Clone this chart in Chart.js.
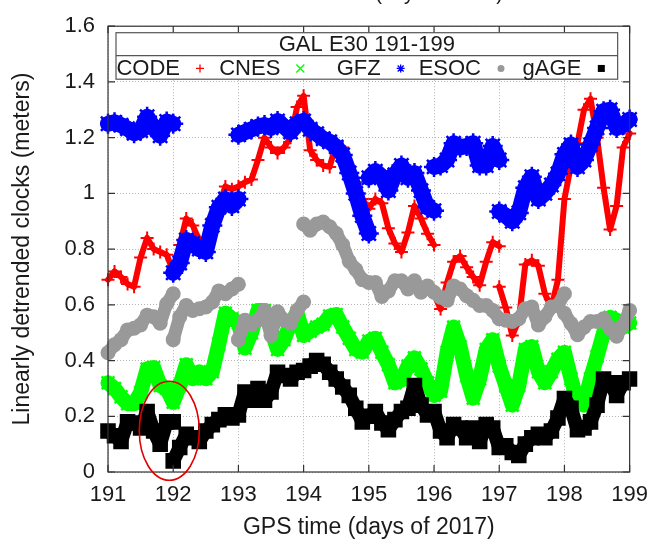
<!DOCTYPE html>
<html>
<head>
<meta charset="utf-8">
<title>GAL E30 clocks</title>
<script src="https://cdn.jsdelivr.net/npm/chart.js@4.4.0/dist/chart.umd.min.js"></script>
<style>
  html, body { margin: 0; padding: 0; background: #fff; }
  #wrap { width: 658px; height: 542px; }
</style>
</head>
<body>
<div id="wrap"><canvas id="clocks" width="658" height="542"></canvas></div>
<script>
// axis ticks
const dayTicks = [191, 192, 193, 194, 195, 196, 197, 198, 199];
const meterTicks = [0, 0.2, 0.4, 0.6, 0.8, 1.0, 1.2, 1.4, 1.6];
const sampleStep = 0.1; // days between samples

// each series: start day of every continuous arc + values every 0.1 day
const codeStarts = [191, 196, 197];
const codeValues = [
  [0.69, 0.72, 0.70, 0.675, 0.665, 0.77, 0.84, 0.80, 0.79, 0.78,
   0.72, 0.815, 0.91, 0.885, 0.83, 0.84, 0.91, 0.955, 1.025, 1.015,
   1.025, 1.04, 1.05, 1.12, 1.20, 1.165, 1.145, 1.165, 1.20, 1.31,
   1.35, 1.155, 1.12, 1.10, 1.095, 1.18, 1.165, 1.085, 1.04, 0.98,
   0.945, 0.98, 0.965, 0.875, 0.82, 0.79, 0.86, 0.955, 0.91, 0.855,
   0.815],
  [0.64, 0.585, 0.68, 0.755, 0.775, 0.735, 0.70, 0.67, 0.755, 0.825, 0.81],
  [0.665, 0.59, 0.49, 0.545, 0.745, 0.76, 0.74, 0.64, 0.59, 0.69,
   0.98, 1.10, 1.18, 1.30, 1.34, 1.20, 1.02, 0.87, 0.955, 1.165,
   1.215]
];

const cnesStarts = [191];
const cnesValues = [
  [0.32, 0.30, 0.27, 0.245, 0.245, 0.285, 0.37, 0.375, 0.31, 0.30,
   0.25, 0.31, 0.385, 0.335, 0.36, 0.335, 0.36, 0.46, 0.57, 0.55,
   0.535, 0.445, 0.50, 0.58, 0.58, 0.51, 0.44, 0.475, 0.535, 0.57,
   0.49, 0.505, 0.52, 0.53, 0.56, 0.565, 0.52, 0.48, 0.44, 0.43,
   0.47, 0.48, 0.43, 0.385, 0.32, 0.33, 0.38, 0.41, 0.37, 0.32,
   0.275, 0.29, 0.43, 0.52, 0.45, 0.345, 0.265, 0.335, 0.44, 0.475,
   0.38, 0.31, 0.24, 0.31, 0.44, 0.45, 0.36, 0.32, 0.36, 0.405,
   0.43, 0.335, 0.25, 0.24, 0.335, 0.415, 0.50, 0.555, 0.545, 0.52,
   0.535]
];

const gfzStarts = [191, 192, 193, 195, 196, 197];
const gfzValues = [
  [1.25, 1.255, 1.245, 1.232, 1.216, 1.225, 1.275, 1.235, 1.207, 1.258, 1.25],
  [0.715, 0.75, 0.833, 0.82, 0.80, 0.79, 0.885, 0.95, 0.98, 0.955, 0.98],
  [1.21, 1.22, 1.23, 1.24, 1.245, 1.235, 1.26, 1.24, 1.22, 1.25,
   1.26, 1.23, 1.214, 1.196, 1.185, 1.167, 1.138, 1.073, 1.0, 0.92,
   0.856],
  [1.056, 1.08, 1.06, 1.01, 1.067, 1.10, 1.056, 1.073, 1.01, 0.95, 0.938],
  [1.095, 1.10, 1.12, 1.18, 1.165, 1.17, 1.18, 1.10, 1.10, 1.17, 1.12],
  [0.935, 0.92, 0.90, 0.93, 1.02, 1.06, 0.98, 1.0, 1.03, 1.07,
   1.14, 1.175, 1.095, 1.12, 1.175, 1.235, 1.295, 1.30, 1.235, 1.245,
   1.265]
];

const esocStarts = [191, 192, 193, 194, 198];
const esocValues = [
  [0.428, 0.457, 0.475, 0.51, 0.516, 0.528, 0.563, 0.557, 0.534, 0.604, 0.64],
  [0.475, 0.557, 0.598, 0.58, 0.586, 0.592, 0.61, 0.65, 0.64, 0.657, 0.674],
  [0.475, 0.545, 0.528, 0.545, 0.58, 0.49, 0.575, 0.545, 0.534, 0.58, 0.61],
  [0.89, 0.868, 0.89, 0.897, 0.88, 0.856, 0.815, 0.756, 0.727, 0.69,
   0.68, 0.68, 0.63, 0.65, 0.686, 0.686, 0.657, 0.686, 0.645, 0.668,
   0.645, 0.627, 0.616, 0.668, 0.657, 0.633, 0.616, 0.598, 0.598, 0.58,
   0.55, 0.545, 0.54, 0.55, 0.586, 0.592, 0.528, 0.557, 0.592, 0.598,
   0.64],
  [0.57, 0.533, 0.493, 0.52, 0.54, 0.54, 0.55, 0.516, 0.487, 0.528, 0.58]
];

const gageStarts = [191, 192];
const gageValues = [
  [0.147, 0.13, 0.11, 0.18, 0.176, 0.158, 0.217, 0.147, 0.10, 0.18, 0.18],
  [0.04, 0.088, 0.135, 0.123, 0.11, 0.147, 0.17, 0.188, 0.205, 0.194,
   0.205, 0.287, 0.258, 0.30, 0.258, 0.287, 0.358, 0.346, 0.334, 0.358,
   0.364, 0.38, 0.40, 0.387, 0.358, 0.334, 0.305, 0.275, 0.229, 0.18,
   0.20, 0.217, 0.176, 0.152, 0.188, 0.217, 0.229, 0.31, 0.24, 0.205,
   0.217, 0.147, 0.123, 0.17, 0.158, 0.123, 0.158, 0.11, 0.17, 0.158,
   0.088, 0.094, 0.07, 0.059, 0.10, 0.123, 0.135, 0.123, 0.147, 0.194,
   0.264, 0.229, 0.152, 0.158, 0.18, 0.24, 0.334, 0.32, 0.275, 0.32,
   0.334]
];

// build {x,y} points, a null point between arcs breaks the line
function toPoints(starts, values) {
  const pts = [];
  starts.forEach((start, i) => {
    if (i > 0) pts.push({ x: start, y: null });
    values[i].forEach((v, k) => {
      pts.push({ x: +(start + k * sampleStep).toFixed(2), y: v });
    });
  });
  return pts;
}

const FONT = "'Liberation Sans', Arial, Helvetica, sans-serif";
const INK = '#1a1a1a';

function series(label, starts, values, color, style) {
  return Object.assign({
    label: label,
    data: toPoints(starts, values),
    borderColor: color,
    backgroundColor: color,
    pointBorderColor: color,
    pointBackgroundColor: color,
    borderJoinStyle: 'round',
    borderCapStyle: 'round',
    tension: 0,
    spanGaps: false,
    clip: 8
  }, style);
}

// thick strokes stand in for the dense clouds of samples
const datasets = [
  series('CODE', codeStarts, codeValues, '#ff0000',
    { borderWidth: 6, pointStyle: 'cross', pointRadius: 6.5, pointBorderWidth: 2, order: 5 }),
  series('CNES', cnesStarts, cnesValues, '#00ff00',
    { borderWidth: 15, pointStyle: 'crossRot', pointRadius: 9, pointBorderWidth: 2.5, order: 4 }),
  series('GFZ', gfzStarts, gfzValues, '#0000ff',
    { borderWidth: 16, pointStyle: 'star', pointRadius: 10, pointBorderWidth: 2.5, order: 3 }),
  series('ESOC', esocStarts, esocValues, '#999999',
    { borderWidth: 13, pointStyle: 'circle', pointRadius: 7.5, pointBorderWidth: 0, order: 2 }),
  series('gAGE', gageStarts, gageValues, '#000000',
    { borderWidth: 14, pointStyle: 'rect', pointRadius: 11, pointBorderWidth: 0, order: 1 })
];

// small marker used in the key
function drawSample(ctx, style, x, y, color) {
  ctx.save();
  ctx.strokeStyle = color;
  ctx.fillStyle = color;
  ctx.lineWidth = 1.3;
  const r = 4;
  ctx.beginPath();
  if (style === 'cross') {
    ctx.moveTo(x - r, y); ctx.lineTo(x + r, y);
    ctx.moveTo(x, y - r); ctx.lineTo(x, y + r);
    ctx.stroke();
  } else if (style === 'crossRot') {
    ctx.moveTo(x - r, y - r); ctx.lineTo(x + r, y + r);
    ctx.moveTo(x - r, y + r); ctx.lineTo(x + r, y - r);
    ctx.stroke();
  } else if (style === 'star') {
    ctx.moveTo(x - r, y); ctx.lineTo(x + r, y);
    ctx.moveTo(x, y - r); ctx.lineTo(x, y + r);
    ctx.moveTo(x - r * 0.75, y - r * 0.75); ctx.lineTo(x + r * 0.75, y + r * 0.75);
    ctx.moveTo(x - r * 0.75, y + r * 0.75); ctx.lineTo(x + r * 0.75, y - r * 0.75);
    ctx.stroke();
  } else if (style === 'circle') {
    ctx.arc(x, y, 3.5, 0, Math.PI * 2);
    ctx.fill();
  } else {
    ctx.fillRect(x - 3.5, y - 3.5, 7, 7);
  }
  ctx.restore();
}

// gnuplot-like frame, inward ticks, key box, titles and the marked area
const decorations = {
  id: 'decorations',
  afterDatasetsDraw(chart) {
    const { ctx, chartArea: a, scales } = chart;
    const xs = scales.x, ys = scales.y;
    ctx.save();

    // frame and mirrored inward ticks
    ctx.strokeStyle = '#333';
    ctx.lineWidth = 1.2;
    ctx.strokeRect(a.left, a.top, a.right - a.left, a.bottom - a.top);
    ctx.beginPath();
    dayTicks.forEach(d => {
      const px = xs.getPixelForValue(d);
      ctx.moveTo(px, a.bottom); ctx.lineTo(px, a.bottom - 7);
      ctx.moveTo(px, a.top); ctx.lineTo(px, a.top + 7);
    });
    meterTicks.forEach(m => {
      const py = ys.getPixelForValue(m);
      ctx.moveTo(a.left, py); ctx.lineTo(a.left + 7, py);
      ctx.moveTo(a.right, py); ctx.lineTo(a.right - 7, py);
    });
    ctx.stroke();

    // key box
    const box = { left: a.left + 8, right: a.right - 12, top: a.top + 6.5, mid: a.top + 29.5, bottom: a.top + 53 };
    ctx.fillStyle = '#fff';
    ctx.fillRect(box.left, box.top, box.right - box.left, box.bottom - box.top);
    ctx.strokeStyle = '#555';
    ctx.lineWidth = 1.2;
    ctx.strokeRect(box.left, box.top, box.right - box.left, box.bottom - box.top);
    ctx.beginPath();
    ctx.moveTo(box.left, box.mid); ctx.lineTo(box.right, box.mid);
    ctx.stroke();

    ctx.fillStyle = INK;
    ctx.font = '22px ' + FONT;
    ctx.textAlign = 'center';
    ctx.textBaseline = 'middle';
    ctx.fillText('GAL E30 191-199', (box.left + box.right) / 2, (box.top + box.mid) / 2 + 1);

    const slot = (box.right - box.left) / datasets.length;
    const rowY = (box.mid + box.bottom) / 2 + 1;
    datasets.forEach((ds, i) => {
      const textRight = box.left + 64 + i * slot;
      ctx.fillStyle = INK;
      ctx.textAlign = 'right';
      ctx.fillText(ds.label, textRight, rowY);
      drawSample(ctx, ds.pointStyle, textRight + 20, rowY, ds.borderColor);
    });

    // marked area around the day-192 jump
    ctx.strokeStyle = '#e00000';
    ctx.lineWidth = 1.6;
    ctx.beginPath();
    ctx.ellipse(xs.getPixelForValue(191.94), ys.getPixelForValue(0.148), 30, 49.5, 0, 0, Math.PI * 2);
    ctx.stroke();

    // axis titles
    ctx.fillStyle = INK;
    ctx.font = '23px ' + FONT;
    ctx.textAlign = 'center';
    ctx.textBaseline = 'alphabetic';
    ctx.fillText('GPS time (days of 2017)', (a.left + a.right) / 2, 534);

    ctx.save();
    ctx.translate(29, (a.top + a.bottom) / 2);
    ctx.rotate(-Math.PI / 2);
    ctx.fillText('Linearly detrended clocks (meters)', 0, 0);
    ctx.restore();

    // label of the panel above, cut by the page edge
    ctx.font = '20px ' + FONT;
    ctx.textAlign = 'right';
    ctx.fillText('GPS time (days of 2017)', 503, -0.5);

    ctx.restore();
  }
};

new Chart(document.getElementById('clocks'), {
  type: 'line',
  data: { datasets: datasets },
  options: {
    responsive: false,
    animation: false,
    devicePixelRatio: 1,
    events: [],
    layout: { padding: { top: 17, right: 23, left: 0, bottom: 0 } },
    plugins: {
      legend: { display: false },
      tooltip: { enabled: false }
    },
    scales: {
      x: {
        type: 'linear',
        min: 191,
        max: 199,
        afterBuildTicks: s => { s.ticks = dayTicks.map(v => ({ value: v })); },
        afterFit: s => { s.height = 70; },
        ticks: {
          autoSkip: false,
          maxRotation: 0,
          padding: 10,
          color: INK,
          font: { family: FONT, size: 22 },
          callback: v => String(v)
        },
        grid: { color: '#b4b4b4', lineWidth: 1, drawTicks: false },
        border: { display: false, dash: [1, 2] }
      },
      y: {
        type: 'linear',
        min: 0,
        max: 1.6,
        afterBuildTicks: s => { s.ticks = meterTicks.map(v => ({ value: v })); },
        afterFit: s => { s.width = 108; },
        ticks: {
          padding: 13,
          color: INK,
          font: { family: FONT, size: 22 },
          callback: v => String(+v.toFixed(1))
        },
        grid: { color: '#b4b4b4', lineWidth: 1, drawTicks: false },
        border: { display: false, dash: [1, 2] }
      }
    }
  },
  plugins: [decorations]
});
</script>
</body>
</html>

The problem: Transcribe the opening line of the listing above, please, and every line after it through the line with "const sampleStep = 0.1;", word for word, without pictures.

Final result:
Clone this chart in Chart.js.
<!DOCTYPE html>
<html>
<head>
<meta charset="utf-8">
<title>GAL E30 clocks</title>
<script src="https://cdn.jsdelivr.net/npm/chart.js@4.4.0/dist/chart.umd.min.js"></script>
<style>
  html, body { margin: 0; padding: 0; background: #fff; }
  #wrap { width: 658px; height: 542px; }
</style>
</head>
<body>
<div id="wrap"><canvas id="clocks" width="658" height="542"></canvas></div>
<script>
// axis ticks
const dayTicks = [191, 192, 193, 194, 195, 196, 197, 198, 199];
const meterTicks = [0, 0.2, 0.4, 0.6, 0.8, 1.0, 1.2, 1.4, 1.6];
const sampleStep = 0.1; // days between samples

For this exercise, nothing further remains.